Já a distração em si é causada por uma questão de automatismo. “Algumas atividades acabam ficando fixadas em nossa mente pela repetição, é o que chamamos de memória implícita”, explica o psicólogo Fernando Elias José, especialista em cognição humana. Por isso mesmo, ao fazer essas tarefas, como dirigir, nós não precisamos prestar 100% de atenção. E às vezes acabamos prestando nenhuma mesmo!
Pessoas com déficit de atenção normalmente tem o cotidiano afetado pelo problema – tanto que esse é um dos critérios de diagnóstico! “O TDAH é uma disfunção executiva, o que traz inúmeros prejuízos na vida da pessoa. No caso da criança, é comum que ela tenha dificuldade de manter atenção e seguir instruções, pareça não escutar e seja desorganizada. Já o adulto erra por descuido, esquece e perde as coisas e tem dificuldade de completar tarefas”, enumera a psiquiatra Evelyn.
O distraído também precisa tomar cuidados! Se a pessoa não presta atenção ao trânsito, por exemplo, já que dirigir é um dos atos de memória implícita, ações causadoras de acidentes podem acontecer, como passar um sinal vermelho ou não perceber uma ultrapassagem. Muitas vezes uma mudança na rotina pode ser esquecida. Isso que acaba sendo a causa de pais esquecerem as crianças no carro, por exemplo.
Para um desatento comum, a melhor forma de desligar o piloto automático é o óbvio: prestar mais atenção! Quando a falta de foco está atrapalhando o dia a dia, sair das situações de conforto é a melhor saída, explica o psicólogo Elias José. Se seu carro já o leva automaticamente ao trabalho, por exemplo, por que não mudar um pouco o caminho?

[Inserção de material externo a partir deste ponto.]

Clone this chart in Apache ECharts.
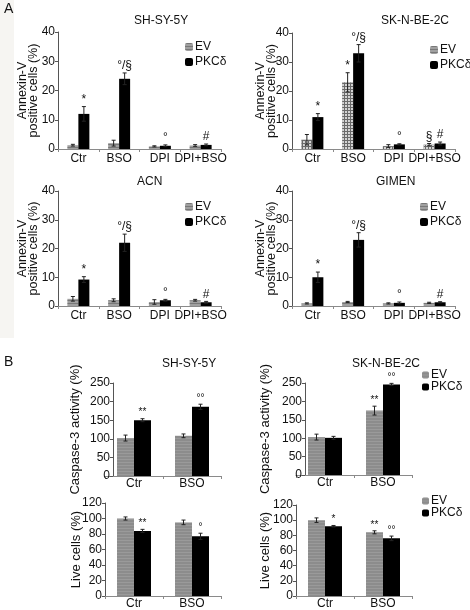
<!DOCTYPE html>
<html><head><meta charset="utf-8">
<script src="https://cdn.jsdelivr.net/npm/echarts@6/dist/echarts.min.js"></script>
<style>html,body{margin:0;padding:0;background:#fff}#c{width:470px;height:610px}</style>
</head><body><div id="c"></div>
<script>
// ---------- DATA ----------
const catsA = ['Ctr', 'BSO', 'DPI', 'DPI+BSO'];
const catsB = ['Ctr', 'BSO'];
const legendNames = ['EV', 'PKCδ'];

// Panel A: Annexin-V positive cells (%)
const shsyA_ev = [1.3, 2.0, 0.9, 1.2];
const shsyA_evErr = [0.3, 1.0, 0.2, 0.3];
const shsyA_pkc = [12, 24, 1.1, 1.4];
const shsyA_pkcErr = [2.5, 2.0, 0.3, 0.3];
const shsyA_evSig = ['', '', '', ''];
const shsyA_pkcSig = ['*', '°/§', '°', '#'];

const sknA_ev = [3.2, 23, 1.0, 1.5];
const sknA_evErr = [1.8, 3.3, 0.5, 0.4];
const sknA_pkc = [11, 33, 1.6, 1.9];
const sknA_pkcErr = [1.2, 3.0, 0.2, 0.5];
const sknA_evSig = ['', '*', '', '§'];
const sknA_pkcSig = ['*', '°/§', '°', '#'];

const acnA_ev = [2.5, 2.0, 1.4, 2.0];
const acnA_evErr = [0.8, 0.5, 0.8, 0.3];
const acnA_pkc = [9.2, 22, 2.0, 1.3];
const acnA_pkcErr = [1.0, 3.0, 0.3, 0.3];
const acnA_evSig = ['', '', '', ''];
const acnA_pkcSig = ['*', '°/§', '°', '#'];

const gimenA_ev = [0.9, 1.4, 0.9, 1.1];
const gimenA_evErr = [0.2, 0.2, 0.2, 0.2];
const gimenA_pkc = [10, 23, 1.1, 1.3];
const gimenA_pkcErr = [1.8, 2.5, 0.3, 0.2];
const gimenA_evSig = ['', '', '', ''];
const gimenA_pkcSig = ['*', '°/§', '°', '#'];

// Panel B: Caspase-3 activity (%) and Live cells (%)
const shsyCasp_ev = [102, 108];
const shsyCasp_evErr = [8, 5];
const shsyCasp_pkc = [150, 186];
const shsyCasp_pkcErr = [4, 7];
const shsyCasp_evSig = ['', ''];
const shsyCasp_pkcSig = ['**', '°°'];

const sknCasp_ev = [103, 175];
const sknCasp_evErr = [8, 12];
const sknCasp_pkc = [101, 246];
const sknCasp_pkcErr = [4, 3];
const sknCasp_evSig = ['', '**'];
const sknCasp_pkcSig = ['', '°°'];

const shsyLive_ev = [100, 95];
const shsyLive_evErr = [2, 3];
const shsyLive_pkc = [84, 77];
const shsyLive_pkcErr = [2, 4];
const shsyLive_evSig = ['', ''];
const shsyLive_pkcSig = ['**', '°'];

const sknLive_ev = [100, 84];
const sknLive_evErr = [3, 2];
const sknLive_pkc = [92, 76];
const sknLive_pkcErr = [1, 3];
const sknLive_evSig = ['', '**'];
const sknLive_pkcSig = ['*', '°°'];

// ---------- STYLES ----------
const FONT = '"Liberation Sans", Arial, sans-serif';
const decalLines = {symbol: 'rect', symbolSize: 1, dashArrayX: [1, 0], dashArrayY: [1, 2], color: 'rgba(70,70,70,0.45)', rotation: 0};
const decalGrid = {symbol: 'rect', symbolSize: 1, dashArrayX: [2, 1], dashArrayY: [2, 1], color: '#d4d4d4', rotation: 0};
const evStyleLines = {color: '#a0a0a0', decal: decalLines};
const evStyleGrid = {color: '#6a6a6a', decal: decalGrid};
const evStyleB = {color: '#8c8c8c', decal: {symbol: 'rect', symbolSize: 1, dashArrayX: [1, 0], dashArrayY: [1, 2], color: 'rgba(180,180,180,0.35)', rotation: 0}};

const option = {
  animation: false,
  textStyle: {fontFamily: FONT},
  grid: [], xAxis: [], yAxis: [], series: [], legend: [],
  graphic: []
};

function errRender(errs, sigs, side, bw, fs) {
  return function (params, api) {
    const i = params.dataIndex;
    const v = api.value(1);
    const c = api.coord([api.value(0), v]);
    const x = c[0] + side * bw / 2;
    const top = api.coord([api.value(0), v + errs[i]])[1];
    const bot = api.coord([api.value(0), Math.max(0, v - errs[i])])[1];
    const cap = 2;
    const st = {stroke: '#222', lineWidth: 1};
    const ch = [
      {type: 'line', shape: {x1: x, y1: bot, x2: x, y2: top}, style: st},
      {type: 'line', shape: {x1: x - cap, y1: top, x2: x + cap, y2: top}, style: st},
      {type: 'line', shape: {x1: x - cap, y1: bot, x2: x + cap, y2: bot}, style: st}
    ];
    if (sigs[i]) {
      ch.push({type: 'text', x: x, y: top - 1,
        style: {text: sigs[i], align: 'center', verticalAlign: 'bottom',
          font: fs + 'px ' + FONT, fill: '#111'}});
    }
    return {type: 'group', children: ch};
  };
}

function addChart(cfg) {
  const gi = option.grid.length;
  option.grid.push({left: cfg.left, top: cfg.top, width: cfg.width, height: cfg.height});
  option.xAxis.push({
    type: 'category', gridIndex: gi, data: cfg.cats,
    axisLine: {lineStyle: {color: '#8a8a8a', width: 1}},
    axisTick: {show: true, length: 3, lineStyle: {color: '#8a8a8a'}},
    axisLabel: {interval: 0, margin: cfg.xMargin, fontSize: cfg.xFont, color: '#111', fontFamily: FONT},
    splitLine: {show: false}
  });
  option.yAxis.push({
    type: 'value', gridIndex: gi, min: 0, max: cfg.max, interval: cfg.interval,
    offset: cfg.yOffset || 0,
    axisLine: {show: true, lineStyle: {color: '#555', width: 1}},
    axisTick: {show: true, length: 3, lineStyle: {color: '#555'}},
    axisLabel: {fontSize: cfg.yFont, color: '#111', margin: 3, fontFamily: FONT},
    splitLine: {show: false},
    name: cfg.yName, nameLocation: 'middle', nameGap: cfg.nameGap, nameMoveOverlap: false,
    nameTextStyle: {fontSize: cfg.nameFont, color: '#111', lineHeight: cfg.nameLH, fontFamily: FONT}
  });
  option.series.push({
    type: 'bar', name: 'EV', xAxisIndex: gi, yAxisIndex: gi, data: cfg.ev,
    barWidth: cfg.bw, barGap: '0%', itemStyle: cfg.evStyle
  });
  option.series.push({
    type: 'bar', name: 'PKCδ', xAxisIndex: gi, yAxisIndex: gi, data: cfg.pkc,
    barWidth: cfg.bw, barGap: '0%', itemStyle: {color: '#000'}
  });
  option.series.push({
    type: 'custom', xAxisIndex: gi, yAxisIndex: gi, z: 5,
    data: cfg.ev.map((v, i) => [i, v]), encode: {x: 0, y: 1},
    renderItem: errRender(cfg.evErr, cfg.evSig, -1, cfg.bw, cfg.sigFont)
  });
  option.series.push({
    type: 'custom', xAxisIndex: gi, yAxisIndex: gi, z: 5,
    data: cfg.pkc.map((v, i) => [i, v]), encode: {x: 0, y: 1},
    renderItem: errRender(cfg.pkcErr, cfg.pkcSig, 1, cfg.bw, cfg.sigFont)
  });
  if (cfg.title) {
    option.graphic.push({type: 'text', left: cfg.title.x, top: cfg.title.y,
      style: {text: cfg.title.text, font: '12px ' + FONT, fill: '#111', align: 'center'}});
  }
  if (cfg.legend) {
    option.legend.push({
      left: cfg.legend.x, top: cfg.legend.y, orient: 'vertical',
      itemWidth: cfg.legend.size, itemHeight: cfg.legend.size, itemGap: cfg.legend.gap,
      selectedMode: false, padding: 0,
      textStyle: {fontSize: cfg.legend.font, color: '#111', padding: [0, 0, 0, -3], fontFamily: FONT},
      data: [{name: 'EV', itemStyle: cfg.legend.evStyle || evStyleLines}, {name: 'PKCδ'}]
    });
  }
}

const yNameA = 'Annexin-V\npositive cells (%)';
const baseA = {cats: catsA, max: 40, interval: 10, bw: 11, xFont: 12, yFont: 12, xMargin: 4, sigFont: 12, width: 163,
  evStyle: evStyleLines, nameFont: 12.5, nameLH: 11};

addChart(Object.assign({}, baseA, {left: 58, top: 32, height: 117, yName: yNameA, nameGap: 19,
  ev: shsyA_ev, evErr: shsyA_evErr, pkc: shsyA_pkc, pkcErr: shsyA_pkcErr, evSig: shsyA_evSig, pkcSig: shsyA_pkcSig,
  title: {text: 'SH-SY-5Y', x: 134, y: 15}, legend: {x: 185, y: 41, size: 8, gap: 3, font: 12}}));
addChart(Object.assign({}, baseA, {left: 292, top: 33, height: 116, yName: yNameA, nameGap: 15, evStyle: evStyleGrid,
  ev: sknA_ev, evErr: sknA_evErr, pkc: sknA_pkc, pkcErr: sknA_pkcErr, evSig: sknA_evSig, pkcSig: sknA_pkcSig,
  title: {text: 'SK-N-BE-2C', x: 381, y: 15}, legend: {x: 430, y: 44, size: 8, gap: 3, font: 12}}));
addChart(Object.assign({}, baseA, {left: 58, top: 191, height: 115, yName: yNameA, nameGap: 19,
  ev: acnA_ev, evErr: acnA_evErr, pkc: acnA_pkc, pkcErr: acnA_pkcErr, evSig: acnA_evSig, pkcSig: acnA_pkcSig,
  title: {text: 'ACN', x: 137, y: 176}, legend: {x: 185, y: 201, size: 8, gap: 3, font: 12}}));
addChart(Object.assign({}, baseA, {left: 292, top: 191, height: 115, yName: yNameA, nameGap: 15,
  ev: gimenA_ev, evErr: gimenA_evErr, pkc: gimenA_pkc, pkcErr: gimenA_pkcErr, evSig: gimenA_evSig, pkcSig: gimenA_pkcSig,
  title: {text: 'GIMEN', x: 376, y: 176}, legend: {x: 420, y: 201, size: 8, gap: 3, font: 12}}));

const baseB = {cats: catsB, bw: 17, xFont: 12, yFont: 12, xMargin: 2, sigFont: 10, width: 116, evStyle: evStyleB,
  nameFont: 13, nameLH: 14};
addChart(Object.assign({}, baseB, {left: 105, top: 383, height: 93, max: 250, interval: 50, yOffset: -8,
  yName: 'Caspase-3 activity (%)', nameGap: 31,
  ev: shsyCasp_ev, evErr: shsyCasp_evErr, pkc: shsyCasp_pkc, pkcErr: shsyCasp_pkcErr, evSig: shsyCasp_evSig, pkcSig: shsyCasp_pkcSig,
  title: {text: 'SH-SY-5Y', x: 162, y: 358}}));
addChart(Object.assign({}, baseB, {left: 296, top: 383, height: 92, max: 250, interval: 50, yOffset: -9,
  yName: 'Caspase-3 activity (%)', nameGap: 33,
  ev: sknCasp_ev, evErr: sknCasp_evErr, pkc: sknCasp_pkc, pkcErr: sknCasp_pkcErr, evSig: sknCasp_evSig, pkcSig: sknCasp_pkcSig,
  title: {text: 'SK-N-BE-2C', x: 352, y: 358}, legend: {x: 422, y: 369, size: 7, gap: 0, font: 12, evStyle: evStyleB}}));
addChart(Object.assign({}, baseB, {left: 105, top: 503, height: 94, max: 120, interval: 20,
  yName: 'Live cells (%)', nameGap: 22,
  ev: shsyLive_ev, evErr: shsyLive_evErr, pkc: shsyLive_pkc, pkcErr: shsyLive_pkcErr, evSig: shsyLive_evSig, pkcSig: shsyLive_pkcSig}));
addChart(Object.assign({}, baseB, {left: 296, top: 505, height: 93, max: 120, interval: 20,
  yName: 'Live cells (%)', nameGap: 24,
  ev: sknLive_ev, evErr: sknLive_evErr, pkc: sknLive_pkc, pkcErr: sknLive_pkcErr, evSig: sknLive_evSig, pkcSig: sknLive_pkcSig,
  legend: {x: 422, y: 495, size: 7, gap: 0, font: 12, evStyle: evStyleB}}));

// panel background strip and panel letters
option.graphic.unshift({type: 'rect', left: 0, top: 0, z: -10, shape: {width: 14, height: 338}, style: {fill: '#f6f5f2'}});
option.graphic.push({type: 'text', left: 4, top: 2, style: {text: 'A', font: '14px ' + FONT, fill: '#111'}});
option.graphic.push({type: 'text', left: 4, top: 355, style: {text: 'B', font: '14px ' + FONT, fill: '#111'}});

const chart = echarts.init(document.getElementById('c'), null, {renderer: 'canvas'});
chart.setOption(option);
</script></body></html>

A auto-observação é a melhor forma de fazer isso! Mas mexer o corpo também é útil. “Já existem comprovações de que exercícios físicos podem ajudar na memorização e atenção”, conta o especialista.
No caso de quem tem déficit de atenção, esse tipo de técnica pode ajudar, mas sempre será preciso aliá-la com outros métodos. A medicação é a mesma para qualquer tipo de TDAH. “Os psicoestimulantes são bastante eficazes para os sintomas de hiperatividade e impulsividade (em torno de 70-80%) e tem em torno de 50% de eficácia para a desatenção tanto nas crianças como nos adultos”, relaciona a psiquiatra Evelyn.
O acompanhamento do transtorno de déficit de atenção normalmente é multidisciplinar e vai além da medicação. “Muitos pacientes usam a psicoterapia focada e direcionada. No caso a terapia cognitiva-comportamental é o que costuma dar mais resultado nos pacientes”, conta o psicólogo Elias José. Técnicas como coaching para TDAH também são alternativas.
O neurofeedback também pode ajudar. O tratamento consiste em ensinar a pessoa a controlar alguns estímulos de seu corpo, através de um gráfico com linhas que mudam de posição conforme o estímulo correto ou errado, ou com a interface de jogo. “A pessoa com TDAH tem uma alteração sinal eletroencefalográfico, que é captada pelo nosso aparelho. Usamos então um jogo, que tenha uma figura se mexendo. A figura só se moverá da forma correta quando a pessoa controlar esse sinal” explica Jerri Godoy, fisioterapeuta sênior do Centro de Reabilitação do Hospital Israelita Albert Einstein.